### WHAT IS BEING ASKED
Make an exact copy, from the records below, of the lines from the line containing "Write a component" to the line containing "24.33, 24.66, 24.98];", both lines included, excluding pictures.

### DATA TO PROCESS
▬▬▬▬▬▬▬▬▬▬
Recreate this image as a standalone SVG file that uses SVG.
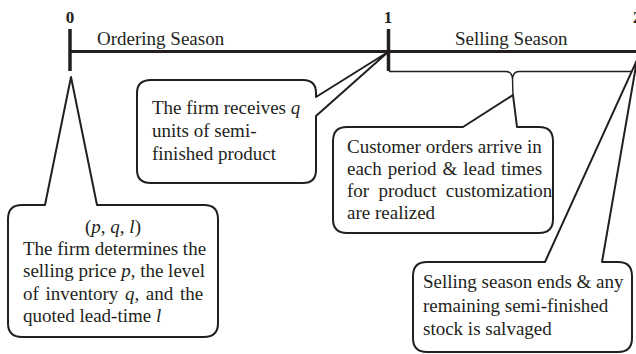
▬▬▬▬▬▬▬▬▬▬
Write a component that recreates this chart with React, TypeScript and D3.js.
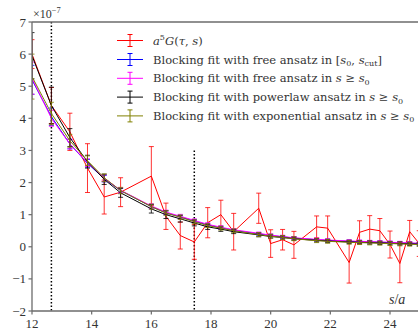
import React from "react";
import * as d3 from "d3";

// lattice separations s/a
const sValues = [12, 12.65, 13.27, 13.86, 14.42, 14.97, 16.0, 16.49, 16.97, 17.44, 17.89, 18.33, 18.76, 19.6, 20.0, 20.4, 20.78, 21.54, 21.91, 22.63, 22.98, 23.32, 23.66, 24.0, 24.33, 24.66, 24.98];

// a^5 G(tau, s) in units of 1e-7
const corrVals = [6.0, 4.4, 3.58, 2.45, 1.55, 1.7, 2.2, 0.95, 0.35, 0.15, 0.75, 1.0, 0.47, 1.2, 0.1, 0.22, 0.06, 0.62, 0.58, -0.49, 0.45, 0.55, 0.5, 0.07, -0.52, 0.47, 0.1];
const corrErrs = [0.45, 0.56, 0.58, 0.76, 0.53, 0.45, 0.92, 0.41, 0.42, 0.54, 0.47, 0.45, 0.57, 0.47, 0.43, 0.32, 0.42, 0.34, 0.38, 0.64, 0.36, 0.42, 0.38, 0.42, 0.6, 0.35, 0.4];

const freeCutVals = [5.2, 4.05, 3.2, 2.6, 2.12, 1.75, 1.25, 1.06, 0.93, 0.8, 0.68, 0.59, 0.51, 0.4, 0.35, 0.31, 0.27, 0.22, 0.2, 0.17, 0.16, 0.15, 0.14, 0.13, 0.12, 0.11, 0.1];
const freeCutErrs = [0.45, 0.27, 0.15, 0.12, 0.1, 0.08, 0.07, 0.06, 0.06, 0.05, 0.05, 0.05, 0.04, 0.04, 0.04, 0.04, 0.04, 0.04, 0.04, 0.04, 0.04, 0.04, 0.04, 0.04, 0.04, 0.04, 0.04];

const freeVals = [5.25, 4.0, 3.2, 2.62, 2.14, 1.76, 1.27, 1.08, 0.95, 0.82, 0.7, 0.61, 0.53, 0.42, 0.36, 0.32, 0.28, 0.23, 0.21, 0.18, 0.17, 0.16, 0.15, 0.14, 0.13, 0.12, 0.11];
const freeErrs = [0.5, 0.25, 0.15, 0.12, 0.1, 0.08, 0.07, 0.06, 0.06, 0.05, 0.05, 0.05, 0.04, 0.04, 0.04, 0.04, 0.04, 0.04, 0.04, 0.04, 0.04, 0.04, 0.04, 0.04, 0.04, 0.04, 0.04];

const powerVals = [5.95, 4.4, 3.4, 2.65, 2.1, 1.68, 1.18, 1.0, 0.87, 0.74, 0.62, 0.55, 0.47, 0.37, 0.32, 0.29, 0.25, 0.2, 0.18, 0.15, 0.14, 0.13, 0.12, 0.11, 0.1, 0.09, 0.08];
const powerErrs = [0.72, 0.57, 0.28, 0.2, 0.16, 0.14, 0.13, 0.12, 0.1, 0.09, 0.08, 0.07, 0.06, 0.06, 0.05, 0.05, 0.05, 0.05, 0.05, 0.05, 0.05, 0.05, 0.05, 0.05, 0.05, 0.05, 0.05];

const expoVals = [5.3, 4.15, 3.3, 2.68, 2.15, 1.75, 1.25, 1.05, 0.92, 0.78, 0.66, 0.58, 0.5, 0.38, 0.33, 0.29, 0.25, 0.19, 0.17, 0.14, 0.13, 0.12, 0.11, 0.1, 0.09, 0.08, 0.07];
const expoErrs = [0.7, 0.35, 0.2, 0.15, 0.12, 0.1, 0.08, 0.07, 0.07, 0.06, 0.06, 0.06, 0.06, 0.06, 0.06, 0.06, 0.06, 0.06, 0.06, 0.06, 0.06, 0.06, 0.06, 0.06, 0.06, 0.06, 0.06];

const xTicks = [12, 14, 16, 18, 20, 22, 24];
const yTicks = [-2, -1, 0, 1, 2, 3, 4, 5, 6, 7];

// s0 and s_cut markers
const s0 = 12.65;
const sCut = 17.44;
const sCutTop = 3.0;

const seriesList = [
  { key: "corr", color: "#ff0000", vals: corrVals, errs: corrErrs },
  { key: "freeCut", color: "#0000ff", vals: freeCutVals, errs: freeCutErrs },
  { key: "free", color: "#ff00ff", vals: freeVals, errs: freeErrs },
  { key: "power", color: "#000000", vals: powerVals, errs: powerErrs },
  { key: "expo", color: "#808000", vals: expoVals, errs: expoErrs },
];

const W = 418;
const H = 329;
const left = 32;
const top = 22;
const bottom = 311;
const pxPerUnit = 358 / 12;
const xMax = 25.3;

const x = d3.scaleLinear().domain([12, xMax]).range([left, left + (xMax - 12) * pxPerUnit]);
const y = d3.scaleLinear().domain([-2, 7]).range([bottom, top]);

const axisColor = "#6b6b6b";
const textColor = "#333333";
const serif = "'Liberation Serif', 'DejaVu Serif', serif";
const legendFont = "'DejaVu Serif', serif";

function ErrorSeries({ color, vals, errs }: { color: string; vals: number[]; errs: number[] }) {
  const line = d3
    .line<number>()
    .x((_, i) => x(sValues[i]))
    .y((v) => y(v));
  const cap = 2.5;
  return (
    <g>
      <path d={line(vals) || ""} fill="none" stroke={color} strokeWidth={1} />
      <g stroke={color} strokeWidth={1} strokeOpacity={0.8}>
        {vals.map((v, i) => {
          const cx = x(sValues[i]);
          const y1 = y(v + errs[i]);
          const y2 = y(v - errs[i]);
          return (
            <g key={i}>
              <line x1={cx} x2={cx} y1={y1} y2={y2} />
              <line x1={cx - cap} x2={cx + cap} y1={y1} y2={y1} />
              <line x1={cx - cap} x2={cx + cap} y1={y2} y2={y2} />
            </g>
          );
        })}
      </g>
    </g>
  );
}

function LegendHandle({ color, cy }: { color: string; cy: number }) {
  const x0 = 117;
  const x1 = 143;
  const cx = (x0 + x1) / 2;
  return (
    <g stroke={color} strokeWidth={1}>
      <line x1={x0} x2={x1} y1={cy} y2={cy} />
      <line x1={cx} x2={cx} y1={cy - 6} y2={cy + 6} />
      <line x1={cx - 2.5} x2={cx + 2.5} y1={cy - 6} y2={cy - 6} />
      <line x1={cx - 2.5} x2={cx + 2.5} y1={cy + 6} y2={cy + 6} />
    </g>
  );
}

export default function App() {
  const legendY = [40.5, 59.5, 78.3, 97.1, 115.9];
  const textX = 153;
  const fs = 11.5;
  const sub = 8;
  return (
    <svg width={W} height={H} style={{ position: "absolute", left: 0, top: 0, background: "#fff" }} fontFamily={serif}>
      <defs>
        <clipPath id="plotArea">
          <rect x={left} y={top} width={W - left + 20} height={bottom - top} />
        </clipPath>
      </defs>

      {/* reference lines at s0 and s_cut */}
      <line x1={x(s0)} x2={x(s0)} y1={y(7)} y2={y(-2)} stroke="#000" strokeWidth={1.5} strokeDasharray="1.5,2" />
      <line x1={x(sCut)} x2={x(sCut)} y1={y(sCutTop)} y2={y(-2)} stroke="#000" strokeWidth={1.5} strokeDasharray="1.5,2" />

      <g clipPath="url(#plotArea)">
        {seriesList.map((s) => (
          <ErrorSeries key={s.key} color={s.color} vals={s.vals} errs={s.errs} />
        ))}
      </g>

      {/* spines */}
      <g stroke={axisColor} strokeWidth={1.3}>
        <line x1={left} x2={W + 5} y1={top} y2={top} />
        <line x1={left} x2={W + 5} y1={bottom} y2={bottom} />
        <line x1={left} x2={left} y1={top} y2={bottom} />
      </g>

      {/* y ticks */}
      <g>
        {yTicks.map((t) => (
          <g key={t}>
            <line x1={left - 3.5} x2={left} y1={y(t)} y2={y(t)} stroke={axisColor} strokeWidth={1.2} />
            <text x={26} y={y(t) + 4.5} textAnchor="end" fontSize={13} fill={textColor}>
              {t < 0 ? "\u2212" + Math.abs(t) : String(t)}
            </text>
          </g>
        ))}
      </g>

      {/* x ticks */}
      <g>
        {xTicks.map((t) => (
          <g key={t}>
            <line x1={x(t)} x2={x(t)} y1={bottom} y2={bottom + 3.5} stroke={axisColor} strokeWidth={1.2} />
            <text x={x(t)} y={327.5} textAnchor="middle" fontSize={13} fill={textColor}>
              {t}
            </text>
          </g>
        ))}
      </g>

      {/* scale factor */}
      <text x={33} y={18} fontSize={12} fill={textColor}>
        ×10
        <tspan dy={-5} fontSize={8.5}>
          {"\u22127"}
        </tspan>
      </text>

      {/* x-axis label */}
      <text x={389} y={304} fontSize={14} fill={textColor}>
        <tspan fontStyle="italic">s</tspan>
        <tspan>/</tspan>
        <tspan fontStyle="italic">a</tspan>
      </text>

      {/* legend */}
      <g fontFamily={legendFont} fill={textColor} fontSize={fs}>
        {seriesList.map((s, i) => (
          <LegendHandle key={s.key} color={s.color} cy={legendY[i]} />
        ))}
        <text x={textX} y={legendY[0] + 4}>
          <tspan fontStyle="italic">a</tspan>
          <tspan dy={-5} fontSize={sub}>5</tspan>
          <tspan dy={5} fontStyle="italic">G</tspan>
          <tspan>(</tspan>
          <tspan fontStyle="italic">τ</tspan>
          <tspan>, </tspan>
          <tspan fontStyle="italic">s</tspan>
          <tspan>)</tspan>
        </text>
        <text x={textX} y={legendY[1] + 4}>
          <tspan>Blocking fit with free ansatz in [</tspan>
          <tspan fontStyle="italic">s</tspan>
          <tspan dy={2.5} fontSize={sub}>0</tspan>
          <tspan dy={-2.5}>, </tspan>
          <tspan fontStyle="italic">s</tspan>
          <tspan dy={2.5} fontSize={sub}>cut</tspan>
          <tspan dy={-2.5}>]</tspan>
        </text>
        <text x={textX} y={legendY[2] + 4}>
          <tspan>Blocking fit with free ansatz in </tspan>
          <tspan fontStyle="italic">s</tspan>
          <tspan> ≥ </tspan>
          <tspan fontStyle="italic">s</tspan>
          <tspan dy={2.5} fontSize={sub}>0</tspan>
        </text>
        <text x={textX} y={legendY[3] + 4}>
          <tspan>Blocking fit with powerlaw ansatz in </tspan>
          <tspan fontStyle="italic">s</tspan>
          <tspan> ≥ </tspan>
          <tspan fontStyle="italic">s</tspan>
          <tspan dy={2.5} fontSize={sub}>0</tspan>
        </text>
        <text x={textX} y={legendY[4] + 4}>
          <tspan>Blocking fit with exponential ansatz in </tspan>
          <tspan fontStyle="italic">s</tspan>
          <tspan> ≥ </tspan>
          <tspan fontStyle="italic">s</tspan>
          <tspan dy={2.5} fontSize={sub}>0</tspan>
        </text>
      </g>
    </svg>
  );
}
▬▬▬▬▬▬▬▬▬▬
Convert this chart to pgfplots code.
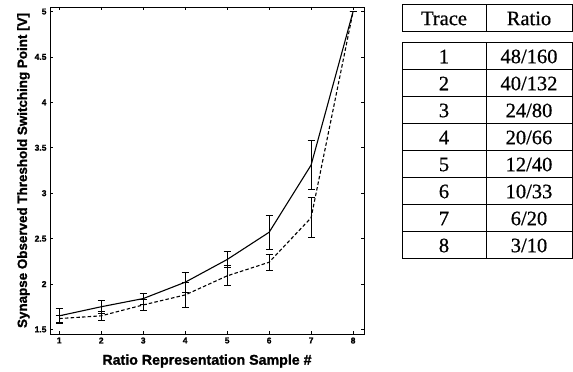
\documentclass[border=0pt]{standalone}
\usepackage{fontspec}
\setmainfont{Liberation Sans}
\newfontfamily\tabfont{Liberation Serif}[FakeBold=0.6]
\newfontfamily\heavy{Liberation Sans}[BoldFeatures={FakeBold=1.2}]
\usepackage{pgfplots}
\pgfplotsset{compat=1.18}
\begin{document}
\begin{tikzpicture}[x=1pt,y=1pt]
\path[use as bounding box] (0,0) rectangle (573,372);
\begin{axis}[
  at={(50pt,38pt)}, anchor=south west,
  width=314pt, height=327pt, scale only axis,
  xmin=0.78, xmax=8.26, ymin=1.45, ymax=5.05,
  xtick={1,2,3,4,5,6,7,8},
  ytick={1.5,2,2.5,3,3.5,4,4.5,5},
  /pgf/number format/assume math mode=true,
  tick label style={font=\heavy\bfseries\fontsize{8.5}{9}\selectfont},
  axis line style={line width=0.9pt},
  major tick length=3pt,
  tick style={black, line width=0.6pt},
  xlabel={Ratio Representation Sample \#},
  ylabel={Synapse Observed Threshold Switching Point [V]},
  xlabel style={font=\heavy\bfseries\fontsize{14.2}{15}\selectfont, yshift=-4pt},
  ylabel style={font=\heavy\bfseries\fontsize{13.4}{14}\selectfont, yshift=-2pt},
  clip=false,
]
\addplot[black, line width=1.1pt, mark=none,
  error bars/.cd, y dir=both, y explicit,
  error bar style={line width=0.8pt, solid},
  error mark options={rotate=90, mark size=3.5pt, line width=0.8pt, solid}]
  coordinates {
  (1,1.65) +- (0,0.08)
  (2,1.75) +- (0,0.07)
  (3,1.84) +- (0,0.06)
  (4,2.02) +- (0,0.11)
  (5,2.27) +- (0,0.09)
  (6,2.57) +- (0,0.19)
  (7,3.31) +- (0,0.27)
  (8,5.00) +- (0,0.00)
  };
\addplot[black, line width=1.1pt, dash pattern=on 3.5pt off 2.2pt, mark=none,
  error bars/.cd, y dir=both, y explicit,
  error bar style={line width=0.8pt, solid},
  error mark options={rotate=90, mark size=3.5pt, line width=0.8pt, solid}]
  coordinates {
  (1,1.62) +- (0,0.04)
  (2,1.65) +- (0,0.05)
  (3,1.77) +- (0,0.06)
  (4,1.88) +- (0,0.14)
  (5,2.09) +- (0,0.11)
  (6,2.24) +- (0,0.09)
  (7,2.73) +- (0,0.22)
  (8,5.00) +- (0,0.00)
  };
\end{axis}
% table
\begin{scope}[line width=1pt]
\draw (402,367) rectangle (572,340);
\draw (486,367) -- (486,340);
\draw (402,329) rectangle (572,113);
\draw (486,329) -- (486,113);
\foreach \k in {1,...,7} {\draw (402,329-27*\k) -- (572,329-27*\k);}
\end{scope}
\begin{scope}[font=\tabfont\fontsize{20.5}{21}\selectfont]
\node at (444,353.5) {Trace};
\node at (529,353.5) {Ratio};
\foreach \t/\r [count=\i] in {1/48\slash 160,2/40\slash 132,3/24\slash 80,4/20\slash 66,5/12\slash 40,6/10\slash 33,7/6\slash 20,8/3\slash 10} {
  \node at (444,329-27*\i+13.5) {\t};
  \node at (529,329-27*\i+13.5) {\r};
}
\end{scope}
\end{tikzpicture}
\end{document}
▬▬▬▬▬▬▬▬▬▬
### TASK RESULT
Write a component that recreates this chart with React, TypeScript and D3.js.
import React from "react";
import * as d3 from "d3";

// lattice separations s/a
const sValues = [12, 12.65, 13.27, 13.86, 14.42, 14.97, 16.0, 16.49, 16.97, 17.44, 17.89, 18.33, 18.76, 19.6, 20.0, 20.4, 20.78, 21.54, 21.91, 22.63, 22.98, 23.32, 23.66, 24.0, 24.33, 24.66, 24.98];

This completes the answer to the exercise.